Tradeoff documentation as a shared artifact. The most durable collaboration improvement I have seen teams make is introducing a shared tradeoff log: a document maintained by both the PM and designer that records which solution directions were evaluated, which constraints each direction satisfied or violated, and which tradeoffs the team accepted when selecting the final direction. This document serves two functions. First, it creates a record that can be referenced when stakeholders question the decision. Second, it makes the judgment embedded in the collaboration visible, which is the signal that AI-generated artifacts can no longer carry on their own.
In organizations where product management and product design report through separate leadership structures, these boundaries are often negotiated informally at the squad level. AI tooling increases the frequency of those negotiations by increasing the number of artifact-level decisions each sprint produces. Leaders responsible for both disciplines have a structural advantage here: the collaboration model can be defined once at the organizational level rather than rediscovered inside every team.

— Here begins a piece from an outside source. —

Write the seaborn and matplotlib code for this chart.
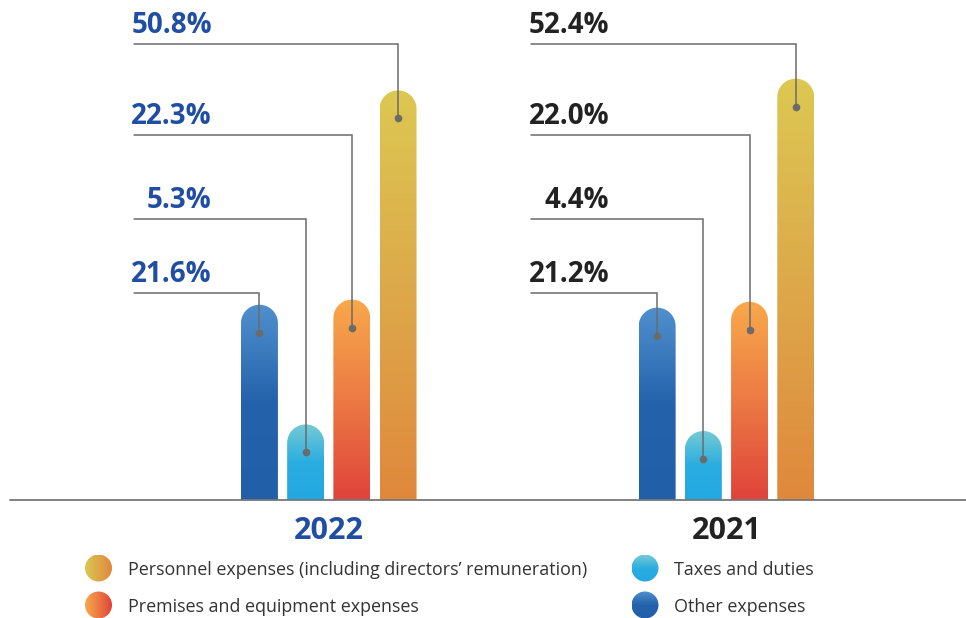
import numpy as np
import pandas as pd
import matplotlib
matplotlib.use("Agg")
import matplotlib.pyplot as plt
import seaborn as sns
from matplotlib.colors import LinearSegmentedColormap
from matplotlib.path import Path
from matplotlib.patches import PathPatch, Ellipse

# ── Data ───────────────────────────────────────────────────────────────────────

years = ["2022", "2021"]
categories = [
    "Other expenses",
    "Taxes and duties",
    "Premises and equipment expenses",
    "Personnel expenses (including directors’ remuneration)",
]
share_2022 = [21.6, 5.3, 22.3, 50.8]
share_2021 = [21.2, 4.4, 22.0, 52.4]

df = pd.DataFrame({
    "year": np.repeat(years, len(categories)),
    "category": categories * 2,
    "share": share_2022 + share_2021,
})

# gradient stops (top -> bottom) for each category
gradients = {
    "Other expenses": ["#5190ce", "#2463ab", "#2160a9"],
    "Taxes and duties": ["#76cad5", "#2aade0", "#22a8e2"],
    "Premises and equipment expenses": ["#f8a94b", "#ec7a44", "#df433a"],
    "Personnel expenses (including directors’ remuneration)": ["#dcc852", "#dda84a", "#e0883c"],
}
label_colors = ["#1f4ea3", "#222222"]

# ── Layout (pixel based) ───────────────────────────────────────────────────────

sns.set_theme(style="white")
plt.rcParams["font.family"] = ["Open Sans", "DejaVu Sans"]

BASE_PX, FLOOR = 500, -5.0        # baseline pixel row, bars start a bit below 0
PX_PER_Y, PX_PER_X, X0_PX = 7.34, 397.7, 328.75
GROUP_W = 0.4647
ROW_PX = [292.5, 219, 135, 44]    # leader line rows for each category
LINE_START = -195 / PX_PER_X
TEXT_RIGHT = -117 / PX_PER_X
LINE_COLOR = "#6b6b6b"


def x_of(px):
    return (px - X0_PX) / PX_PER_X


def y_of(py):
    return FLOOR + (BASE_PX - py) / PX_PER_Y


def rounded_bar(x0, w, top, bottom):
    r = w / 2
    ry = r * PX_PER_X / PX_PER_Y
    t = np.linspace(np.pi, 0, 50)
    arc = np.column_stack([x0 + r + r * np.cos(t), top - ry + ry * np.sin(t)])
    verts = np.vstack([[x0, bottom], arc, [x0 + w, bottom], [x0, bottom]])
    return Path(verts, closed=True)


fig = plt.figure(figsize=(9.66, 6.18), dpi=100)
ax = fig.add_axes([0, 0, 1, 1])

sns.barplot(data=df, x="year", y="share", hue="category", order=years,
            hue_order=categories, width=GROUP_W, gap=0.2, legend=False, ax=ax)

step = GROUP_W / len(categories)
for p in list(ax.patches):
    w, h = p.get_width(), p.get_height()
    if w == 0 or np.isnan(h):
        continue
    x0 = p.get_x()
    cx = x0 + w / 2
    gi = int(round(cx))
    ci = int(round((cx - gi) / step + 1.5))
    p.set_visible(False)

    # gradient bar with round top
    cmap = LinearSegmentedColormap.from_list("g", gradients[categories[ci]])
    clip = PathPatch(rounded_bar(x0, w, h, FLOOR), transform=ax.transData,
                     facecolor="none", edgecolor="none")
    ax.add_patch(clip)
    im = ax.imshow(np.linspace(0, 1, 256).reshape(-1, 1), cmap=cmap, aspect="auto",
                   extent=[x0, x0 + w, FLOOR, h], origin="upper", zorder=2)
    im.set_clip_path(clip)

    # leader line + dot + label
    line_y = y_of(ROW_PX[ci])
    dot_y = h - 28 / PX_PER_Y
    ax.plot([gi + LINE_START, cx, cx], [line_y, line_y, dot_y], color=LINE_COLOR,
            lw=1.1, zorder=3, solid_joinstyle="miter")
    ax.plot(cx, dot_y, "o", ms=4.5, color=LINE_COLOR, zorder=4)
    ax.text(gi + TEXT_RIGHT, line_y + 11 / PX_PER_Y, f"{h:.1f}%", ha="right",
            va="baseline", fontsize=20, fontweight="bold", color=label_colors[gi])

# baseline
ax.plot([x_of(10), x_of(966)], [FLOOR, FLOOR], color="#777777", lw=1.3, zorder=5)

# year labels
for gi, yr in enumerate(years):
    ax.text(gi, y_of(531), yr, ha="center", va="center", fontsize=22,
            fontweight="bold", color=label_colors[gi])

# legend (gradient circles)
legend_items = [
    (3, 98.5, 568, "h"),
    (2, 98.5, 605, "h"),
    (1, 645, 568, "v"),
    (0, 645, 605, "v"),
]
for ci, lx, ly, direction in legend_items:
    cx, cy = x_of(lx), y_of(ly)
    rw, rh = 27 / PX_PER_X, 27 / PX_PER_Y
    circ = Ellipse((cx, cy), rw, rh, transform=ax.transData,
                   facecolor="none", edgecolor="none")
    ax.add_patch(circ)
    grad = np.linspace(0, 1, 256)
    grad = grad.reshape(1, -1) if direction == "h" else grad.reshape(-1, 1)
    cmap = LinearSegmentedColormap.from_list("g", gradients[categories[ci]])
    im = ax.imshow(grad, cmap=cmap, aspect="auto", origin="upper", zorder=2,
                   extent=[cx - rw / 2, cx + rw / 2, cy - rh / 2, cy + rh / 2])
    im.set_clip_path(circ)
    ax.text(x_of(lx + 29), y_of(ly + 2), categories[ci], ha="left", va="center",
            fontsize=12.9, color="#333333")

ax.set_xlim(x_of(0), x_of(966))
ax.set_ylim(y_of(618), y_of(0))
ax.axis("off")

plt.savefig("out.png", dpi=100)
plt.close()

The collaboration infrastructure that makes AI tooling produce leverage rather than volume in product design work is the same infrastructure that makes any high-velocity product organization function: explicit constraints, documented tradeoffs, and decision rights that specify ownership without requiring a meeting to resolve every ambiguity. Teams that have built this infrastructure before adopting AI tools will find that the tools accelerate their existing judgment. Teams that adopt the tools first and build the infrastructure later will spend the intervening period managing the coordination overhead that the tools, without governance, reliably produce.